On 1/25/07, Neal Clark <nclark@securescience.net> wrote:
> I was wondering...I currently have indexes on the primary key id and
> foreign key id's for tables that resemble the following. Is this a
> good idea/when would it benefit me? I don't want waste a lot of
> unnecessary space on indexes.
> CREATE TABLE stuff (
> id BIGSERIAL PRIMARY KEY,
> stuff TEXT
> );
> CREATE INDEX stuff_id ON stuff(id);
postgresql will create an index for you if you have a primary key on
the table...so you don't have to create one yourself.
> CREATE TABLE stuff_by_account (
> account_id BIGINT REFERENCES accounts(id),
> stuff_id BIGINT REFERENCES stuff(id)
> );
I this is wrong. as you have laid it out, the create way to create
this table would be
CREATE TABLE stuff_by_account
(
account_id BIGINT REFERENCES accounts(id),
stuff_id BIGINT REFERENCES stuff(id),
primary key(account_id, stuff_id)
);
this will create a key (and thus an index), on account_id, stuff_id.
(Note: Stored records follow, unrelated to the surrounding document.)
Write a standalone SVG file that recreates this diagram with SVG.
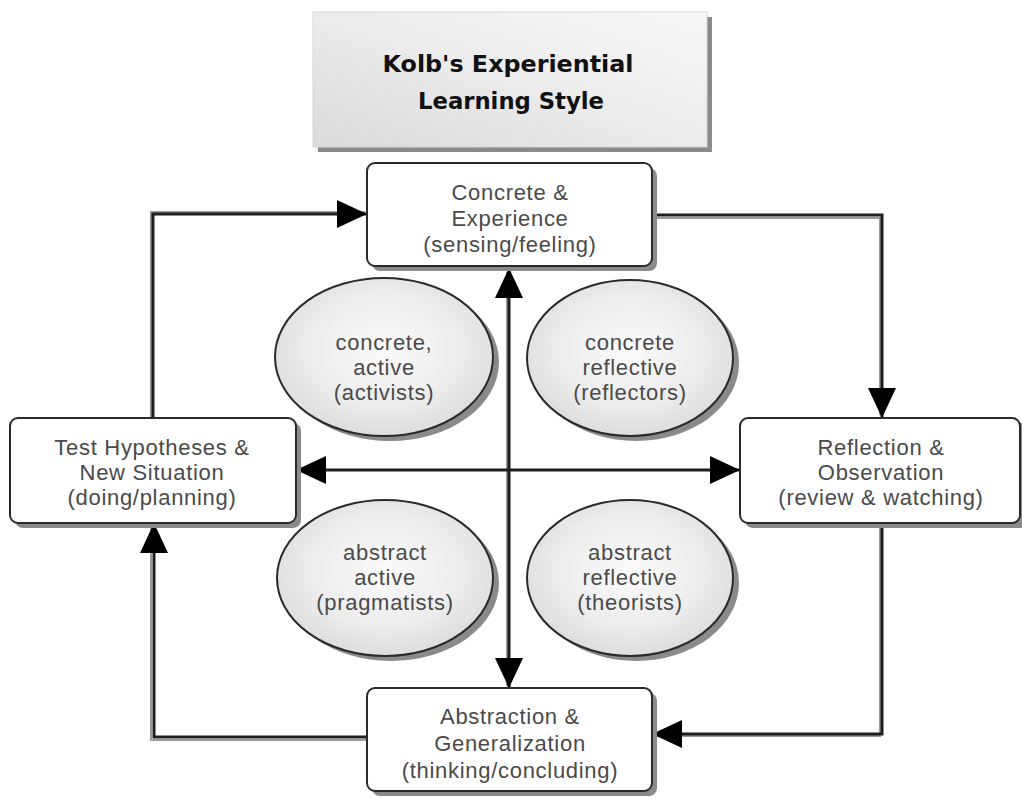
<svg xmlns="http://www.w3.org/2000/svg" width="1022" height="799" viewBox="0 0 1022 799">
<style>
.box{fill:#ffffff;stroke:#2a2a2a;stroke-width:2}
.shadow{fill:#8a8a8a}
.ell{fill:url(#ellGrad);stroke:#2a2a2a;stroke-width:2}
.lbl{font-family:"Liberation Sans",Arial,sans-serif;font-size:22px;letter-spacing:0.7px;fill:#4a4a4a;text-anchor:middle;dominant-baseline:central}
.title{font-family:"DejaVu Sans",sans-serif;font-weight:bold;font-size:23px;fill:#111;text-anchor:middle;dominant-baseline:central}
.conn{fill:none;stroke:#1e1e1e;stroke-width:3}
.connsh{fill:none;stroke:#9a9a9a;stroke-width:2}
</style>
<defs>
<radialGradient id="ellGrad" cx="0.5" cy="0.45" r="0.6">
<stop offset="0" stop-color="#fbfbfb"/>
<stop offset="0.6" stop-color="#ececec"/>
<stop offset="1" stop-color="#d9d9d9"/>
</radialGradient>
<linearGradient id="titleGrad" x1="0" y1="1" x2="1" y2="0">
<stop offset="0" stop-color="#dadada"/>
<stop offset="0.5" stop-color="#ececec"/>
<stop offset="1" stop-color="#f8f8f8"/>
</linearGradient>
<marker id="arr" markerUnits="userSpaceOnUse" viewBox="0 0 30 28" refX="30" refY="14" markerWidth="30" markerHeight="28" orient="auto-start-reverse">
<path d="M0,0 L30,14 L0,28 z" fill="#000"/>
</marker>
</defs>
<g id="title">
<rect class="shadow" x="318" y="17" width="394" height="135" fill="#6f6f6f"/>
<rect x="313" y="12" width="394" height="135" fill="url(#titleGrad)" stroke="#d6d6d6" stroke-width="1"/>
<text class="title" x="508" y="64" textLength="251" lengthAdjust="spacingAndGlyphs">Kolb's Experiential</text>
<text class="title" x="511" y="101" textLength="186" lengthAdjust="spacingAndGlyphs">Learning Style</text>
</g>
<g id="ellipse-concrete-active">
<ellipse class="shadow" cx="390" cy="362" rx="109" ry="79"/>
<ellipse class="ell" cx="384" cy="357" rx="109" ry="79"/>
<text class="lbl" x="384" y="342">concrete,</text>
<text class="lbl" x="384" y="367">active</text>
<text class="lbl" x="384" y="392">(activists)</text>
</g>
<g id="ellipse-concrete-reflective">
<ellipse class="shadow" cx="636" cy="363" rx="103" ry="78"/>
<ellipse class="ell" cx="630" cy="358" rx="103" ry="78"/>
<text class="lbl" x="630" y="342">concrete</text>
<text class="lbl" x="630" y="367">reflective</text>
<text class="lbl" x="630" y="392">(reflectors)</text>
</g>
<g id="ellipse-abstract-active">
<ellipse class="shadow" cx="391" cy="583" rx="108" ry="78"/>
<ellipse class="ell" cx="385" cy="578" rx="108" ry="78"/>
<text class="lbl" x="385" y="552">abstract</text>
<text class="lbl" x="385" y="577">active</text>
<text class="lbl" x="385" y="602">(pragmatists)</text>
</g>
<g id="ellipse-abstract-reflective">
<ellipse class="shadow" cx="636" cy="583" rx="103" ry="78"/>
<ellipse class="ell" cx="630" cy="578" rx="103" ry="78"/>
<text class="lbl" x="630" y="552">abstract</text>
<text class="lbl" x="630" y="577">reflective</text>
<text class="lbl" x="630" y="602">(theorists)</text>
</g>
<g id="connectors">
<path class="connsh" d="M151,418 V212 H365"/>
<path class="connsh" d="M652,218 H880 V415"/>
<path class="connsh" d="M880,526 V736 H655"/>
<path class="connsh" d="M367,740 H151 V526"/>
<path class="connsh" d="M507,272 V686"/>
<path class="conn" d="M153,418 V214 H367" marker-end="url(#arr)"/>
<path class="conn" d="M652,215 H882 V418" marker-end="url(#arr)"/>
<path class="conn" d="M882,523 V734 H652" marker-end="url(#arr)"/>
<path class="conn" d="M367,737 H154 V523" marker-end="url(#arr)"/>
<path class="conn" d="M509,268 V688" marker-start="url(#arr)" marker-end="url(#arr)"/>
<path class="conn" d="M296,470 H740" marker-start="url(#arr)" marker-end="url(#arr)"/>
</g>
<g id="node-concrete">
<rect class="shadow" x="372" y="168" width="285" height="103" rx="8"/>
<rect class="box" x="367" y="163" width="285" height="103" rx="8"/>
<text class="lbl" x="510" y="192">Concrete &amp;</text>
<text class="lbl" x="510" y="218">Experience</text>
<text class="lbl" x="510" y="244">(sensing/feeling)</text>
</g>
<g id="node-test">
<rect class="shadow" x="15" y="423" width="286" height="105" rx="8"/>
<rect class="box" x="10" y="418" width="286" height="105" rx="8"/>
<text class="lbl" x="152" y="447">Test Hypotheses &amp;</text>
<text class="lbl" x="152" y="472">New Situation</text>
<text class="lbl" x="152" y="497">(doing/planning)</text>
</g>
<g id="node-reflection">
<rect class="shadow" x="745" y="423" width="285" height="105" rx="8"/>
<rect class="box" x="740" y="418" width="280" height="105" rx="8"/>
<text class="lbl" x="881" y="447">Reflection &amp;</text>
<text class="lbl" x="881" y="472">Observation</text>
<text class="lbl" x="881" y="497">(review &amp; watching)</text>
</g>
<g id="node-abstraction">
<rect class="shadow" x="372" y="693" width="285" height="103" rx="8"/>
<rect class="box" x="367" y="688" width="285" height="103" rx="8"/>
<text class="lbl" x="510" y="716">Abstraction &amp;</text>
<text class="lbl" x="510" y="743">Generalization</text>
<text class="lbl" x="510" y="770">(thinking/concluding)</text>
</g>
</svg>
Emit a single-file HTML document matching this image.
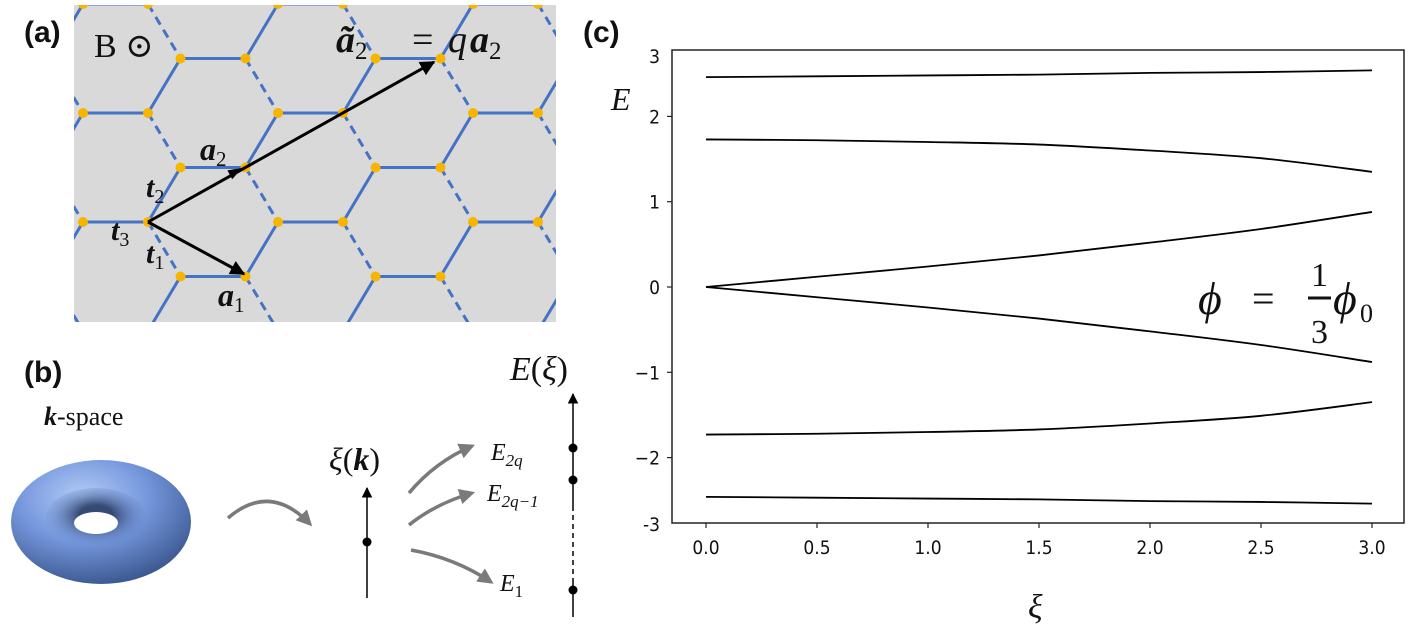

This will speed up lookups to account and greatly speed lookups to
account and stuff at the same time. However, you may want to create
in index on stuff alone.
> do I need any/all of these indexes for my lookup table to work well?
> I am thinking I can get rid of stuff_id and accounts_id. Thoughts?
Try giving natural keys a whirl. This means not automatically making
a primary serial key for every table and trying to make primary keys
from the non autogenerated keys in the table.